### Information supplied ###
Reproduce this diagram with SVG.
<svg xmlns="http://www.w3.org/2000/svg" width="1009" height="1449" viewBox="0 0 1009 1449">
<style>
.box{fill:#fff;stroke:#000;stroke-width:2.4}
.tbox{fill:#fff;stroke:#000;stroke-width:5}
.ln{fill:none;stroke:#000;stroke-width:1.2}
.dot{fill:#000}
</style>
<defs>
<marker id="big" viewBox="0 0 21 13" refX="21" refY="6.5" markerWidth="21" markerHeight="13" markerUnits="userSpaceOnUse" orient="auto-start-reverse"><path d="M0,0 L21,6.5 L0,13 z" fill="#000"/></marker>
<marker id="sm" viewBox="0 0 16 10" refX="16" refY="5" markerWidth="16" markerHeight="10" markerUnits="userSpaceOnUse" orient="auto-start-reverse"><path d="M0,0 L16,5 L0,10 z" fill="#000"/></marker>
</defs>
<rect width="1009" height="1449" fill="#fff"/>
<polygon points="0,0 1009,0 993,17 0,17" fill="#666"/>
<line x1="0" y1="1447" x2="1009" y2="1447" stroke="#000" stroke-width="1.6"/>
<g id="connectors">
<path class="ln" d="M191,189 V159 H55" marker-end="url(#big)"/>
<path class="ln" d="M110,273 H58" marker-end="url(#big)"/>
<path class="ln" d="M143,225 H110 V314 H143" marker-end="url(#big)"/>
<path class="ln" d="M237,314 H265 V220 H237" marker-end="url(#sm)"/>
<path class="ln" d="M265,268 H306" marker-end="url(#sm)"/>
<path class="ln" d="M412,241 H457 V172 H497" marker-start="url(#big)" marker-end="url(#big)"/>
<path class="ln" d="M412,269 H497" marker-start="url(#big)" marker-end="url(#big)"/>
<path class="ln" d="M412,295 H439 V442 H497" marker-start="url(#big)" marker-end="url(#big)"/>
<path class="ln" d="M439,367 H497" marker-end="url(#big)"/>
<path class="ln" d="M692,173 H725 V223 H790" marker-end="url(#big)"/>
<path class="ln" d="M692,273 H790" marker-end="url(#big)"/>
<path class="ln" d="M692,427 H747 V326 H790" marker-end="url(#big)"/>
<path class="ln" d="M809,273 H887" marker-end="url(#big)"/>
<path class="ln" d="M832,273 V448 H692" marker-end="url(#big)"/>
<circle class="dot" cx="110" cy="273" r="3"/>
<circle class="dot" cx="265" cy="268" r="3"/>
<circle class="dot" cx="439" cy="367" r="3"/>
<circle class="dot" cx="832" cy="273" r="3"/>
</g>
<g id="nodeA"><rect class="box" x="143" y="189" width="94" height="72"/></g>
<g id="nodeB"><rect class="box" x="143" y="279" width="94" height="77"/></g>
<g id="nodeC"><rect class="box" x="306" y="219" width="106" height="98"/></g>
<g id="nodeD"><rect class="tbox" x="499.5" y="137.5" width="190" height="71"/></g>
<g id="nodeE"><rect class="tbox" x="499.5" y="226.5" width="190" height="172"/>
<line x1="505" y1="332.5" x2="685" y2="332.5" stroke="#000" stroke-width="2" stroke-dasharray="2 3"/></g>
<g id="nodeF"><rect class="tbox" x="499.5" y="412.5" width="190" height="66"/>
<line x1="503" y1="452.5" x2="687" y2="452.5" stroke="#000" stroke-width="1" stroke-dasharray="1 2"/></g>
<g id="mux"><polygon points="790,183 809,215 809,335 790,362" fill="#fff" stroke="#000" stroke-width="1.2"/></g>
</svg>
###
### Information supplied ###
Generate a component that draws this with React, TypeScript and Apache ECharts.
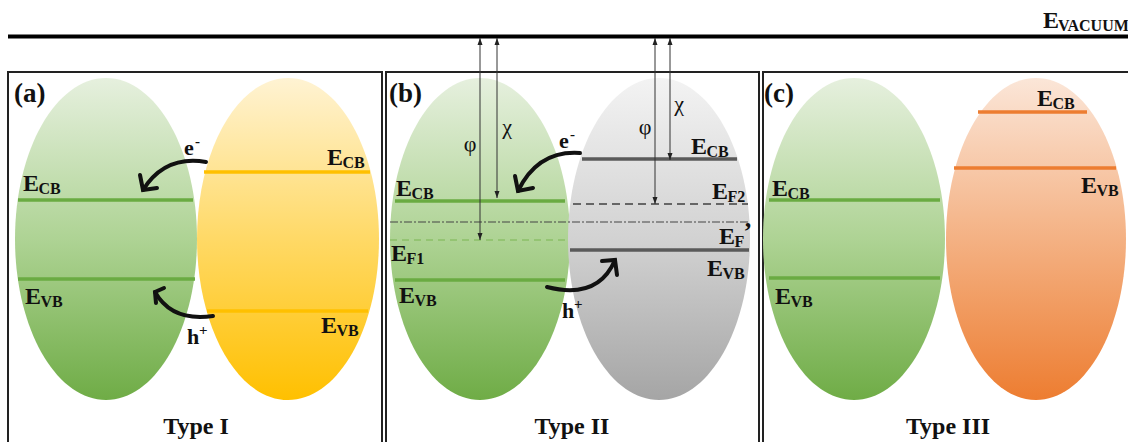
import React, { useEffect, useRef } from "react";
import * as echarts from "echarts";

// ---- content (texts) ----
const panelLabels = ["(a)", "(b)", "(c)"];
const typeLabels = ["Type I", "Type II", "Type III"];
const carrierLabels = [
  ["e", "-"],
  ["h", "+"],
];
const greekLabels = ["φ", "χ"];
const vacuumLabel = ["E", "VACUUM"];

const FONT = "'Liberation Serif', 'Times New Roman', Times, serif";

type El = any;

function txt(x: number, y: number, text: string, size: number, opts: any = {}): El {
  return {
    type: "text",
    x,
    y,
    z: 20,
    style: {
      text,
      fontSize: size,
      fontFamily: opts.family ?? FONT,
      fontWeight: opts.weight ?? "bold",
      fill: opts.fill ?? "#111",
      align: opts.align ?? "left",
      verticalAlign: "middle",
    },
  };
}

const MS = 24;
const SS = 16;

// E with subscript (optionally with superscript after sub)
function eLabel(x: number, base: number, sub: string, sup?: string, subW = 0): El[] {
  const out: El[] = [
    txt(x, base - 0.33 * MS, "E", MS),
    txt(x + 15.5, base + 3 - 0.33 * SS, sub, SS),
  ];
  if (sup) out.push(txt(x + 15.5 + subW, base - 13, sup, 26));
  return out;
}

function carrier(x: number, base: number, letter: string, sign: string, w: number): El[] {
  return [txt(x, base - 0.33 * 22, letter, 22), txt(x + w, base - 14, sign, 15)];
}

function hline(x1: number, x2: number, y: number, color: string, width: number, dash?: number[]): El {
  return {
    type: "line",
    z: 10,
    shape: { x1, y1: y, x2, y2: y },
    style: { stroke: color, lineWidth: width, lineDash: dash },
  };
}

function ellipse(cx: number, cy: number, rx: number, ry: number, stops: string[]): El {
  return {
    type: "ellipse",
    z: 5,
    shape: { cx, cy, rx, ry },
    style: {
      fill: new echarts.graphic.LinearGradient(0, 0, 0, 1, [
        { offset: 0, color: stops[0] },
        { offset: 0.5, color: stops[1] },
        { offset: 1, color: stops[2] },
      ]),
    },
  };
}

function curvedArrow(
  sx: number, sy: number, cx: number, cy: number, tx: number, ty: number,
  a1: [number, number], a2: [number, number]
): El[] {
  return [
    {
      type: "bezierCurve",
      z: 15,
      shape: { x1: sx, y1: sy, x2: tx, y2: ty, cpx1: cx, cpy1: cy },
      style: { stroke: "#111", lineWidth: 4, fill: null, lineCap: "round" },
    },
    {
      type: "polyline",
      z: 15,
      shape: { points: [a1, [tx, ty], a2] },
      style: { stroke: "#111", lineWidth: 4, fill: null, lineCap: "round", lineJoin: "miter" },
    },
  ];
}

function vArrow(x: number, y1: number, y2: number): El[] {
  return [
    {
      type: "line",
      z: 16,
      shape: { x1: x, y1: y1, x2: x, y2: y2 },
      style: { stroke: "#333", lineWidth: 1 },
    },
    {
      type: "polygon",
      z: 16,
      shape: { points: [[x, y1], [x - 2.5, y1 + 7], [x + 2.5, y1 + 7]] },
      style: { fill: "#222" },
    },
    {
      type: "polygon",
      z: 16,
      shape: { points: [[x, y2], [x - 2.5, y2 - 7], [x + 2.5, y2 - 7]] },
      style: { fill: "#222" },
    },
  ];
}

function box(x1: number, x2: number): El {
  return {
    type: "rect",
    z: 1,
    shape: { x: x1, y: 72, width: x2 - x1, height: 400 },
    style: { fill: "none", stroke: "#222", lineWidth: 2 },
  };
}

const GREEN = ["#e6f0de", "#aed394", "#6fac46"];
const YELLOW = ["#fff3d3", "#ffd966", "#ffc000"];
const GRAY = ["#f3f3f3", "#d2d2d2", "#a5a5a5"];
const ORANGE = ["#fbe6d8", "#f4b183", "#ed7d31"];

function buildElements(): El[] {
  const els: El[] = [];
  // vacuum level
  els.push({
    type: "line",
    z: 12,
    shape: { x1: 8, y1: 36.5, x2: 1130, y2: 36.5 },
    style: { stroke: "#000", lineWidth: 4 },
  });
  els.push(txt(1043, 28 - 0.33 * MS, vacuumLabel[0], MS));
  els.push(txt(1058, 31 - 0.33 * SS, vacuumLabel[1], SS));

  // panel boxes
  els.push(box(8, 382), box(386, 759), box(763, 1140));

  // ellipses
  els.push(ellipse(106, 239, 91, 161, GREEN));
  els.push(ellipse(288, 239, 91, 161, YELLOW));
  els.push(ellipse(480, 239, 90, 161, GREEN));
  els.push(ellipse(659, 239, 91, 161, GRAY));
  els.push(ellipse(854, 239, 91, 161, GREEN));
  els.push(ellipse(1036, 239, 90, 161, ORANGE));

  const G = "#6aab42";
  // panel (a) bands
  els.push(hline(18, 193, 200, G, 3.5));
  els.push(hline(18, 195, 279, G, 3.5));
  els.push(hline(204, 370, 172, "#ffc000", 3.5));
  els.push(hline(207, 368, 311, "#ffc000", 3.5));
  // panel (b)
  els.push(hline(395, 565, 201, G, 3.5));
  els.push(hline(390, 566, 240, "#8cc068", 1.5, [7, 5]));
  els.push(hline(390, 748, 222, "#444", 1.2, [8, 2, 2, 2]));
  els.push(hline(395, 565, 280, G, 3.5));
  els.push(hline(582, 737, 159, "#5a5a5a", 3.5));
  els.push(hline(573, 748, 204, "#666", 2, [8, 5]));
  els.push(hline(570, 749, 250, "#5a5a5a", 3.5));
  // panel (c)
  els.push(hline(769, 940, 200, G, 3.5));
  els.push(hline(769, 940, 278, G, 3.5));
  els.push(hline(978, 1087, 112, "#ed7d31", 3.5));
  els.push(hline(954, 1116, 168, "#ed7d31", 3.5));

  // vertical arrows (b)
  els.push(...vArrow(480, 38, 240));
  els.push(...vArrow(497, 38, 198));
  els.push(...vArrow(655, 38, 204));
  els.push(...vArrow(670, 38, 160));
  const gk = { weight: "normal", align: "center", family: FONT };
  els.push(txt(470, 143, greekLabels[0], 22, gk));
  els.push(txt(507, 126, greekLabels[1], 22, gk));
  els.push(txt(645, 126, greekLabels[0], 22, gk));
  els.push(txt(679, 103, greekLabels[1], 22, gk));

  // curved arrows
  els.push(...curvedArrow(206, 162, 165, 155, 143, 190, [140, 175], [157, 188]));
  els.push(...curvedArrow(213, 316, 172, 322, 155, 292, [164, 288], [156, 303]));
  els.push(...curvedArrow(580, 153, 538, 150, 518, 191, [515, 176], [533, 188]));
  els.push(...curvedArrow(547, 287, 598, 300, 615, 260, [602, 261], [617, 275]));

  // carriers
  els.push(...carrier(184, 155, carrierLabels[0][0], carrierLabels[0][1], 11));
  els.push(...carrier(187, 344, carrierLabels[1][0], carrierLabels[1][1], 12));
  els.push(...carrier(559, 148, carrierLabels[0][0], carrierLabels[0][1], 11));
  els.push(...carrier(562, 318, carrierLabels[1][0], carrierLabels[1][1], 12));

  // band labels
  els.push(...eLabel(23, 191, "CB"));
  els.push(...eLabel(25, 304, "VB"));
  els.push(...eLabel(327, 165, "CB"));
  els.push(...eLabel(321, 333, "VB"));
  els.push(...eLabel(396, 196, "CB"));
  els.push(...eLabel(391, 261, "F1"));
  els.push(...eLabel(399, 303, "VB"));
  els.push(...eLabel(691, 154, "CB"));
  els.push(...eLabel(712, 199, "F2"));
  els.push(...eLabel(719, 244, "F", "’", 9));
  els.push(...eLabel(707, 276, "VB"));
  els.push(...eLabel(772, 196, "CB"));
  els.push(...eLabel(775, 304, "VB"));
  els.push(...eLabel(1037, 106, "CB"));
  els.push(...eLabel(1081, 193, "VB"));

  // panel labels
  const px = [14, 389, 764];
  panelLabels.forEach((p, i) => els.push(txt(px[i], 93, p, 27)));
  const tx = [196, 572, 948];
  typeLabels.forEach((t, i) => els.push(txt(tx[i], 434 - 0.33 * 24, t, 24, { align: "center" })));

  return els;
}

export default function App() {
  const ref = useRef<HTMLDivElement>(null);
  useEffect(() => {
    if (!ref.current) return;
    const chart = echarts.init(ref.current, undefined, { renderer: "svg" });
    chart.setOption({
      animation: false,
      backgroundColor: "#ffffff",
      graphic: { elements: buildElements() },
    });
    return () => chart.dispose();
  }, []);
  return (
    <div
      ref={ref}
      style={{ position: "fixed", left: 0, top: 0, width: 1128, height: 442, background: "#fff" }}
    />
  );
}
###
- Problem statement
Make an exact copy of the lines from the one that contains "Generate a component" through the one that contains "import * as", both included, and no other lines. Pictures are skipped.

- Written answer
Generate a component that draws this with React, TypeScript and Apache ECharts.
import React, { useEffect, useRef } from "react";
import * as echarts from "echarts";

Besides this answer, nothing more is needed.